What emerged in discussion:
- Modality matters: Could some visual tasks be converted to auditory or tactile formats?
- Processing takes time: One student needs 6-8 hours longer to process content auditorily—meaning less time for the actual assignment
- Universal design questions: If shortening the assignment works, should everyone benefit from a more focused task?
- Logistical realities: Lab space constraints and scheduling make flexibility complicated
The breakthrough insight: One faculty member realized they could offload preparatory work before lab, reducing cognitive load during the intensive hands-on time.
Five Practical Strategies That Emerged
1. The “How Are You?” Comment
When grading and noticing missing assignments, one instructor writes in the Canvas comment box: “[Student name], how are you doing? Can you complete this as soon as possible?” This simple check-in often prompts students to explain what’s happening—before week 8.
2. The Makeup Work Day
Offer everyone in the class one day at semester’s end to submit missing work. This addresses equity concerns while providing flexibility without requiring disclosure.
3. Labor-Based Grading
One instructor shifted to complete/incomplete grading focused on meeting learning outcomes rather than punching time clocks. “It’s about completing the assignment, not the hours it takes.”
4. The Accommodations Letter Follow-Up Email
After receiving accommodation letters, proactively email students: “How are you doing? Is the course content accessible and easy to understand?” Not all students will respond, but the invitation matters.
5. Multimodal Materials Repositories
One geology/geography faculty member provides materials in “basically every modality.” The upfront lift is significant, but it supports all students and eliminates constant retrofitting.
The Call to Action: Create Conversation Spaces
The workshop’s most persistent question came at the end: “How do we keep these conversations going?”
Not just with students who bring accommodation letters. Not just in one-off professional development. But as ongoing dialogue among colleagues about:
- The gap between our written policies and our actual values
- What we really need students to achieve versus what’s tradition
- How to balance flexibility with rigor
- When to involve advisors, counselors, and disability services
- What the pandemic taught us about who accessibility serves (everyone)
Dr. Cawthon emphasized: “There’s gray area with accessibility, and we have a lot of discretion on how we can respond.” That discretion shouldn’t be exercised in isolation.
Where to Start
This week:
- Review your syllabus for honesty: Does it reflect what you’d actually do?

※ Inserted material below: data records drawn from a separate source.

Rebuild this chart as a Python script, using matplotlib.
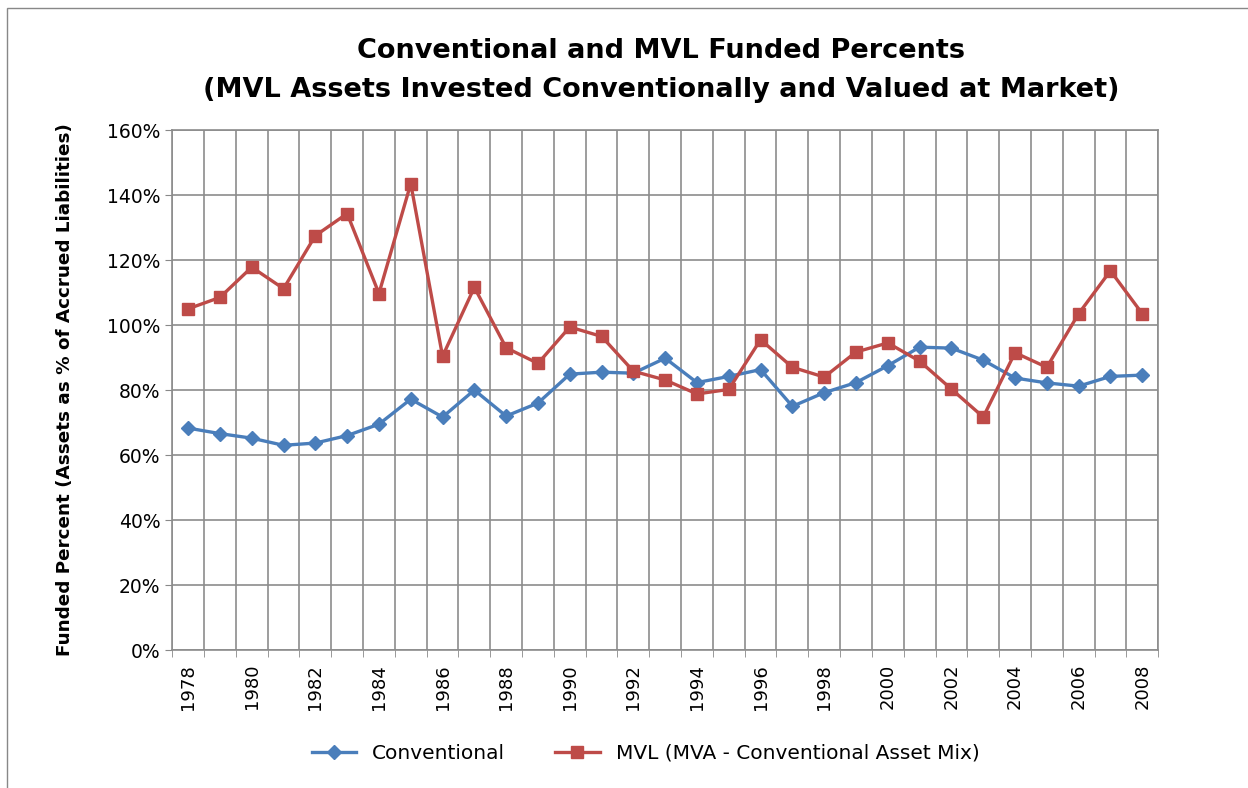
import numpy as np
import matplotlib
matplotlib.use("Agg")
from matplotlib import pyplot as plt
from matplotlib.ticker import FuncFormatter, FixedLocator
from matplotlib.patches import Rectangle

years = list(range(1978, 2009))
conventional = [68.3, 66.6, 65.2, 63.0, 63.7, 66.0, 69.5, 77.2, 71.7, 80.0, 72.0,
                76.0, 84.9, 85.5, 85.2, 89.8, 82.3, 84.2, 86.3, 75.0, 79.2,
                82.3, 87.5, 93.2, 92.9, 89.2, 83.7, 82.2, 81.2, 84.2, 84.6]
mvl = [105.0, 108.5, 117.8, 111.2, 127.5, 134.3, 109.7, 143.5, 90.4, 111.6, 93.0,
       88.2, 99.4, 96.5, 85.8, 83.1, 78.8, 80.2, 95.5, 87.0, 84.0,
       91.7, 94.5, 88.9, 80.3, 71.7, 91.5, 87.0, 103.5, 116.7, 103.5]

blue = '#4a7ebb'
red = '#be4b48'

fig = plt.figure(figsize=(12.48, 7.88), dpi=100)
fig.patches.append(Rectangle((0.006, -0.01), 1.2, 1.0, transform=fig.transFigure,
                             fill=False, edgecolor='#888888', linewidth=1))
ax = fig.add_axes([0.138, 0.175, 0.79, 0.66])

x = np.arange(len(years))
ax.plot(x, conventional, color=blue, lw=2.4, marker='D', ms=7, label='Conventional', zorder=3)
ax.plot(x, mvl, color=red, lw=2.4, marker='s', ms=8.5,
        label='MVL (MVA - Conventional Asset Mix)', zorder=3)

ax.set_xlim(-0.5, len(years) - 0.5)
ax.set_ylim(0, 160)
ax.set_yticks(np.arange(0, 161, 20))
ax.yaxis.set_major_formatter(FuncFormatter(lambda v, p: '%d%%' % v))
ax.set_xticks(x[::2])
ax.set_xticklabels([str(y) for y in years[::2]], rotation=90, fontsize=13)
ax.xaxis.set_minor_locator(FixedLocator(np.arange(-0.5, len(years), 1)))
ax.tick_params(axis='x', which='major', length=0, pad=10)
ax.tick_params(axis='x', which='minor', length=5, color='#888888')
ax.tick_params(axis='y', length=5, color='#888888', labelsize=13.5)
ax.grid(which='minor', axis='x', color='#8c8c8c', lw=1.2)
ax.grid(which='major', axis='y', color='#8c8c8c', lw=1.2)
for s in ax.spines.values():
    s.set_color('#8c8c8c')
    s.set_linewidth(1.2)

ax.set_ylabel('Funded Percent (Assets as % of Accrued Liabilities)', fontsize=13.2,
              fontweight='bold', labelpad=24)
fig.suptitle('Conventional and MVL Funded Percents\n(MVL Assets Invested Conventionally and Valued at Market)',
             fontsize=19.5, fontweight='bold', x=0.53, y=0.952, linespacing=1.65)

ax.legend(loc='upper center', bbox_to_anchor=(0.48, -0.145), ncol=2, frameon=False,
          fontsize=14.5, handlelength=2.2, columnspacing=2.5)

fig.savefig('out.png', dpi=100)
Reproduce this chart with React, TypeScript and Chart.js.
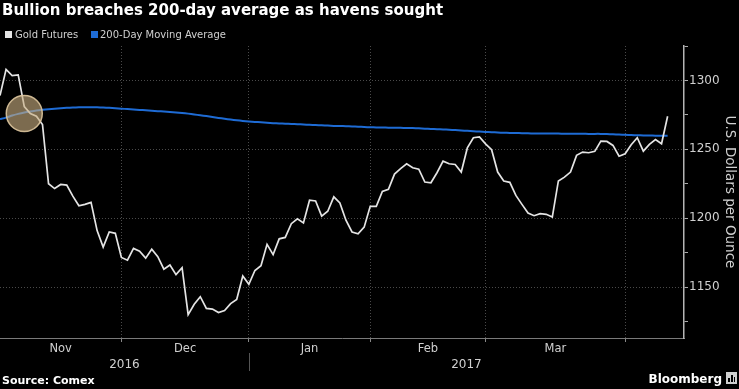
import React, { useEffect, useRef } from "react";
import { Chart, registerables } from "chart.js";

Chart.register(...registerables);

const chartTitle = "Bullion breaches 200-day average as havens sought";
const sourceText = "Source: Comex";
const brandText = "Bloomberg";
const axisTitle = "U.S. Dollars per Ounce";
const legendLabels = ["Gold Futures", "200-Day Moving Average"];

// Trading-day series, Nov 2016 .. Apr 2017
const goldFutures: number[] = [
  // Nov
  1289, 1308, 1303.5, 1304, 1281, 1276, 1274, 1268, 1225, 1221.5, 1224.5, 1224, 1216, 1209, 1210, 1211.5, 1191, 1179, 1190, 1189,
  // Dec
  1171.5, 1169.5, 1178, 1176, 1171, 1177.5, 1172, 1163, 1166, 1159, 1164, 1130, 1137.5, 1143, 1134.5, 1134, 1131.5, 1133, 1138, 1141, 1158,
  // Jan
  1152, 1162, 1165.5, 1181, 1173.5, 1185, 1186, 1196, 1199.5, 1196.5, 1213, 1212.5, 1201.5, 1205, 1215.5, 1211, 1198.5, 1190, 1188.7, 1193.5,
  // Feb
  1208.6, 1208.6, 1219.4, 1221, 1232, 1236, 1239.5, 1236.6, 1235.6, 1226.2, 1225.7, 1233, 1241.4, 1239.5, 1239, 1233.5, 1251, 1258.4, 1259,
  // Mar
  1254, 1249.7, 1233.5, 1227, 1226, 1216.5, 1210, 1203.7, 1201.8, 1203.3, 1202.8, 1200.8, 1227, 1229.8, 1233.5, 1245.6, 1248, 1247.5, 1248.5, 1256, 1255.7, 1252.8, 1245,
  // Apr
  1246.8, 1253.3, 1258.4, 1248.7, 1253.6, 1257, 1254, 1274,
];

const movingAverage: number[] = [
  1272, 1273, 1274.5, 1275.7, 1276.7, 1277.5, 1278.2, 1278.7, 1279.1, 1279.5, 1279.8, 1280.1, 1280.3, 1280.5, 1280.6, 1280.6, 1280.5, 1280.3, 1280.1, 1279.8,
  1279.5, 1279.2, 1278.9, 1278.6, 1278.3, 1278.0, 1277.7, 1277.4, 1277.1, 1276.8, 1276.4, 1275.9, 1275.3, 1274.7, 1274.1, 1273.4, 1272.8, 1272.2, 1271.6, 1271.1, 1270.6,
  1270.2, 1269.9, 1269.6, 1269.3, 1269.0, 1268.8, 1268.6, 1268.4, 1268.2, 1268.0, 1267.8, 1267.6, 1267.4, 1267.2, 1267.0, 1266.9, 1266.8, 1266.6, 1266.4, 1266.2,
  1266.0, 1265.9, 1265.8, 1265.7, 1265.6, 1265.6, 1265.5, 1265.4, 1265.2, 1265.0, 1264.8, 1264.6, 1264.4, 1264.2, 1264.0, 1263.7, 1263.4, 1263.1, 1262.9,
  1262.6, 1262.4, 1262.2, 1262.0, 1261.9, 1261.8, 1261.7, 1261.6, 1261.5, 1261.5, 1261.4, 1261.4, 1261.4, 1261.3, 1261.3, 1261.3, 1261.3, 1261.2, 1261.2, 1261.2, 1261.1, 1260.9, 1260.7,
  1260.5, 1260.3, 1260.2, 1260.1, 1260.0, 1259.9, 1259.8, 1259.8,
];

const monthLabels = ["Nov", "Dec", "Jan", "Feb", "Mar"];
const monthStarts = [0, 20, 41, 61, 80, 103];
const yearLabels = ["2016", "2017"];
const yearStarts = [0, 41];
const yMajorTicks = [1150, 1200, 1250, 1300];
const yMinorTicks = [1125, 1175, 1225, 1275, 1325];
const highlightPoint = { x: 4, y: 1276 };

const goldColor = "#e4e4e4";
const maColor = "#1e6bd4";
const textColor = "#d0d0d0";
const FONT = '"DejaVu Sans", sans-serif';

export default function App() {
  const ref = useRef<HTMLCanvasElement>(null);

  useEffect(() => {
    document.body.style.margin = "0";
    document.body.style.background = "#000";
    const canvas = ref.current;
    if (!canvas) return;

    const overlay = {
      id: "overlay",
      beforeDraw(chart: any) {
        const c = chart.ctx;
        c.save();
        c.fillStyle = "#000";
        c.fillRect(0, 0, chart.width, chart.height);
        c.restore();
      },
      afterDraw(chart: any) {
        const ctx = chart.ctx;
        const xs = chart.scales.x;
        const area = chart.chartArea;
        ctx.save();
        ctx.textBaseline = "alphabetic";
        ctx.textAlign = "left";
        // title
        ctx.fillStyle = "#ffffff";
        ctx.font = `bold 15px ${FONT}`;
        ctx.fillText(chartTitle, 2, 15);
        // legend
        ctx.font = `10px ${FONT}`;
        ctx.fillStyle = goldColor;
        ctx.fillRect(5, 31, 7, 7);
        ctx.fillStyle = textColor;
        ctx.fillText(legendLabels[0], 15, 38);
        ctx.fillStyle = maColor;
        ctx.fillRect(91, 31, 7, 7);
        ctx.fillStyle = textColor;
        ctx.fillText(legendLabels[1], 100, 38);
        // month labels
        ctx.textAlign = "center";
        ctx.font = `11.5px ${FONT}`;
        for (let i = 0; i < monthLabels.length; i++) {
          const a = xs.getPixelForValue(monthStarts[i]);
          const b = xs.getPixelForValue(monthStarts[i + 1]);
          ctx.fillText(monthLabels[i], (a + b) / 2, 352);
        }
        // year labels
        ctx.font = `12px ${FONT}`;
        for (let i = 0; i < yearLabels.length; i++) {
          const a = i === 0 ? area.left : xs.getPixelForValue(yearStarts[i]);
          const b = i + 1 < yearStarts.length ? xs.getPixelForValue(yearStarts[i + 1]) : area.right;
          ctx.fillText(yearLabels[i], (a + b) / 2, 368);
        }
        // year separator
        ctx.strokeStyle = "#555";
        ctx.lineWidth = 1;
        for (let i = 1; i < yearStarts.length; i++) {
          const x = Math.round(xs.getPixelForValue(yearStarts[i])) + 0.5;
          ctx.beginPath();
          ctx.moveTo(x, 353);
          ctx.lineTo(x, 371);
          ctx.stroke();
        }
        // footer
        ctx.textAlign = "left";
        ctx.fillStyle = "#ffffff";
        ctx.font = `bold 11px ${FONT}`;
        ctx.fillText(sourceText, 2, 384);
        ctx.textAlign = "right";
        ctx.font = `bold 12px ${FONT}`;
        ctx.fillText(brandText, 722, 383);
        // brand icon
        ctx.fillStyle = "#cfcfcf";
        ctx.fillRect(726, 372, 11, 12);
        ctx.fillStyle = "#000";
        ctx.fillRect(728, 378, 2, 4);
        ctx.fillRect(731, 375, 2, 7);
        ctx.fillRect(734, 377, 1, 5);
        ctx.restore();
      },
    };

    const chart = new Chart(canvas, {
      type: "line",
      data: {
        datasets: [
          {
            label: "highlight",
            type: "scatter",
            data: [highlightPoint],
            pointRadius: 18,
            pointHoverRadius: 18,
            backgroundColor: "rgba(200,172,128,0.62)",
            borderColor: "rgba(222,198,158,0.9)",
            borderWidth: 1.5,
            clip: false,
          } as any,
          {
            label: legendLabels[0],
            data: goldFutures.map((v, i) => ({ x: i, y: v })),
            borderColor: goldColor,
            borderWidth: 1.7,
            pointRadius: 0,
            tension: 0,
            fill: false,
          },
          {
            label: legendLabels[1],
            data: movingAverage.map((v, i) => ({ x: i, y: v })),
            borderColor: maColor,
            borderWidth: 2,
            pointRadius: 0,
            tension: 0.2,
            fill: false,
          },
        ],
      },
      options: {
        responsive: false,
        animation: false,
        devicePixelRatio: 1,
        layout: { autoPadding: false, padding: { top: 46, left: 0, right: 0, bottom: 0 } },
        plugins: {
          legend: { display: false },
          title: { display: false },
          tooltip: { enabled: false },
        },
        events: [],
        scales: {
          x: {
            type: "linear",
            min: 0,
            max: 112.7,
            afterBuildTicks: (s: any) => {
              s.ticks = monthStarts.slice(1).map((v) => ({ value: v }));
            },
            afterFit: (s: any) => {
              s.height = 51;
            },
            ticks: { display: false },
            grid: {
              color: "#4a4a4a",
              lineWidth: 1,
              drawTicks: true,
              tickLength: 4,
              tickColor: "#888",
            },
            border: { display: true, color: "#7a7a7a", width: 1, dash: [1, 2] },
          },
          y: {
            type: "linear",
            position: "right",
            min: 1113,
            max: 1325,
            afterBuildTicks: (s: any) => {
              s.ticks = [...yMajorTicks, ...yMinorTicks].sort((a, b) => a - b).map((v) => ({ value: v }));
            },
            afterFit: (s: any) => {
              s.width = 55;
            },
            ticks: {
              color: textColor,
              font: { family: "DejaVu Sans", size: 12 },
              padding: 1,
              callback: (v: any) => (yMajorTicks.includes(Number(v)) ? String(v) : ""),
            },
            grid: {
              color: (ctx: any) => (ctx.tick && yMajorTicks.includes(ctx.tick.value) ? "#4a4a4a" : "rgba(0,0,0,0)"),
              lineWidth: 1,
              drawTicks: true,
              tickLength: 4,
              tickColor: "#aaa",
            },
            border: { display: true, color: "#b5b5b5", width: 1.5, dash: [1, 2] },
            title: {
              display: true,
              text: axisTitle,
              color: textColor,
              font: { family: "DejaVu Sans", size: 13.5 },
              padding: { top: 1, bottom: 0 },
            },
          },
        },
      } as any,
      plugins: [overlay],
    });

    return () => chart.destroy();
  }, []);

  return (
    <div style={{ width: 739, height: 389, background: "#000" }}>
      <canvas ref={ref} width={739} height={389} style={{ display: "block" }} />
    </div>
  );
}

- Check captions on your videos (auto-captions aren’t adequate without review)
- Email students who submitted accommodation letters to check in
- Finish grading with “How are you?” comments on missing work
This semester:
- Have a conversation with a colleague about a real scenario
- Connect with your disability services office to learn what’s working on campus
- Consider one universal design change that would help all students
This year:
- Build a repository of multimodal materials
- Redesign one course element to reduce retrofitting
- Create a faculty learning community around accessibility
The goal isn’t perfection. It’s creating spaces where faculty can think together about the human beings in our classrooms—including the 37% who never disclose—and design learning experiences that work for their beautifully diverse brains and bodies.